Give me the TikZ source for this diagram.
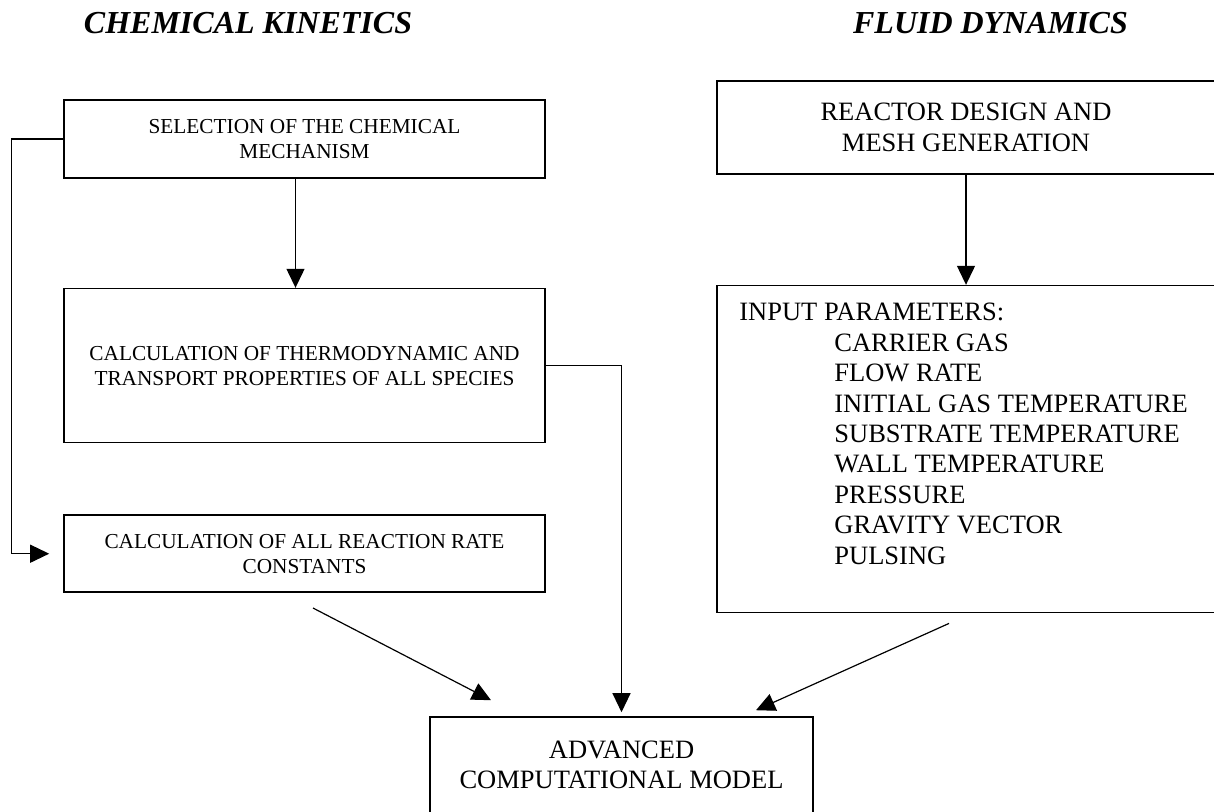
\documentclass[tikz,border=0pt]{standalone}
\usepackage{fontspec}
\setmainfont{Liberation Serif}
\usetikzlibrary{positioning}
\usetikzlibrary{arrows.meta}
\def\boxline{thick}
\newcommand{\smallboxfont}{\fontsize{10.65pt}{12.5pt}\selectfont}
\newcommand{\bigboxfont}{\fontsize{13.25pt}{15.2pt}\selectfont}
\newcommand{\headingfont}{\fontsize{16pt}{19pt}\selectfont\bfseries\itshape}
\tikzset{
stage/.style 2 args={draw, \boxline, minimum width=#1, minimum height=#2,
	align=center, inner sep=0pt, font=\smallboxfont},
flow/.style={-{Triangle[length=9.5pt,width=9pt]}, semithick},
heading/.style={font=\headingfont, inner sep=0pt},
}

\begin{document}
\begin{tikzpicture}[x=0.5pt, y=-0.5pt]
	\useasboundingbox (0,0) rectangle (1214,811);
	\node[heading] (kin) at (248,23.5) {CHEMICAL KINETICS};
	\node[heading] (fluid) at (990.5,23.5) {FLUID DYNAMICS};
	
	%
	\node[stage={240.5pt}{39pt}] (select) at (304.5,139) {SELECTION OF THE CHEMICAL\\MECHANISM};
	\node[stage={240.5pt}{77pt}, below=54.5pt of select] (thermo) {CALCULATION OF THERMODYNAMIC AND\\TRANSPORT PROPERTIES OF ALL SPECIES};
	\node[stage={240.5pt}{38.5pt}, below=35.5pt of thermo] (rates) {CALCULATION OF ALL REACTION RATE\\CONSTANTS};
	
	%
	\node[stage={249pt}{46.5pt}, font=\bigboxfont] (reactor) at (966,127.5) {REACTOR DESIGN AND\\MESH GENERATION};
	\node[stage={249pt}{163.5pt}, below=55pt of reactor] (params) {};
	\node[anchor=north west, align=left, inner sep=0pt, font=\bigboxfont] (plist) at (739,303) {INPUT PARAMETERS:\\
		\hspace*{47.5pt}CARRIER GAS\\
		\hspace*{47.5pt}FLOW RATE\\
		\hspace*{47.5pt}INITIAL GAS TEMPERATURE\\
		\hspace*{47.5pt}SUBSTRATE TEMPERATURE\\
		\hspace*{47.5pt}WALL TEMPERATURE\\
		\hspace*{47.5pt}PRESSURE\\
		\hspace*{47.5pt}GRAVITY VECTOR\\
		\hspace*{47.5pt}PULSING};
	
	\node[stage={191.5pt}{48pt}, font=\bigboxfont] (model) at (621.5,765) {ADVANCED\\COMPUTATIONAL MODEL};
	
	%
	\coordinate[below=7.5pt of rates.south, xshift=4.25pt] (ratesout);
	\coordinate[below=5pt of params.south, xshift=-8.5pt] (paramsout);
	\coordinate[above=8pt of model.north, xshift=-65.25pt] (modelleft);
	\coordinate[above=3pt of model.north, xshift=67.25pt] (modelright);
	
	%
	\draw[flow, shorten >=7pt] (select.west) -- ++(-26pt,0pt) |- (rates.west);
	\draw[flow] ([xshift=-4.5pt]select.south) -- ([xshift=-4.5pt]thermo.north);
	\draw[flow] (reactor) -- (params);
	\draw[flow, shorten >=2pt] (thermo.east) -| (model.north);
	\draw[flow] (ratesout) -- (modelleft);
	\draw[flow] (paramsout) -- (modelright);
\end{tikzpicture}
\end{document}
* * * * * * *
Leave out the pictures and repeat the lines from the start of the material through the line with "model.north, xshift=67.25pt] (modelright);", inclusive.

Give me the TikZ source for this diagram.
\documentclass[tikz,border=0pt]{standalone}
\usepackage{fontspec}
\setmainfont{Liberation Serif}
\usetikzlibrary{positioning}
\usetikzlibrary{arrows.meta}
\def\boxline{thick}
\newcommand{\smallboxfont}{\fontsize{10.65pt}{12.5pt}\selectfont}
\newcommand{\bigboxfont}{\fontsize{13.25pt}{15.2pt}\selectfont}
\newcommand{\headingfont}{\fontsize{16pt}{19pt}\selectfont\bfseries\itshape}
\tikzset{
stage/.style 2 args={draw, \boxline, minimum width=#1, minimum height=#2,
	align=center, inner sep=0pt, font=\smallboxfont},
flow/.style={-{Triangle[length=9.5pt,width=9pt]}, semithick},
heading/.style={font=\headingfont, inner sep=0pt},
}

\begin{document}
\begin{tikzpicture}[x=0.5pt, y=-0.5pt]
	\useasboundingbox (0,0) rectangle (1214,811);
	\node[heading] (kin) at (248,23.5) {CHEMICAL KINETICS};
	\node[heading] (fluid) at (990.5,23.5) {FLUID DYNAMICS};
	
	%
	\node[stage={240.5pt}{39pt}] (select) at (304.5,139) {SELECTION OF THE CHEMICAL\\MECHANISM};
	\node[stage={240.5pt}{77pt}, below=54.5pt of select] (thermo) {CALCULATION OF THERMODYNAMIC AND\\TRANSPORT PROPERTIES OF ALL SPECIES};
	\node[stage={240.5pt}{38.5pt}, below=35.5pt of thermo] (rates) {CALCULATION OF ALL REACTION RATE\\CONSTANTS};
	
	%
	\node[stage={249pt}{46.5pt}, font=\bigboxfont] (reactor) at (966,127.5) {REACTOR DESIGN AND\\MESH GENERATION};
	\node[stage={249pt}{163.5pt}, below=55pt of reactor] (params) {};
	\node[anchor=north west, align=left, inner sep=0pt, font=\bigboxfont] (plist) at (739,303) {INPUT PARAMETERS:\\
		\hspace*{47.5pt}CARRIER GAS\\
		\hspace*{47.5pt}FLOW RATE\\
		\hspace*{47.5pt}INITIAL GAS TEMPERATURE\\
		\hspace*{47.5pt}SUBSTRATE TEMPERATURE\\
		\hspace*{47.5pt}WALL TEMPERATURE\\
		\hspace*{47.5pt}PRESSURE\\
		\hspace*{47.5pt}GRAVITY VECTOR\\
		\hspace*{47.5pt}PULSING};
	
	\node[stage={191.5pt}{48pt}, font=\bigboxfont] (model) at (621.5,765) {ADVANCED\\COMPUTATIONAL MODEL};
	
	%
	\coordinate[below=7.5pt of rates.south, xshift=4.25pt] (ratesout);
	\coordinate[below=5pt of params.south, xshift=-8.5pt] (paramsout);
	\coordinate[above=8pt of model.north, xshift=-65.25pt] (modelleft);
	\coordinate[above=3pt of model.north, xshift=67.25pt] (modelright);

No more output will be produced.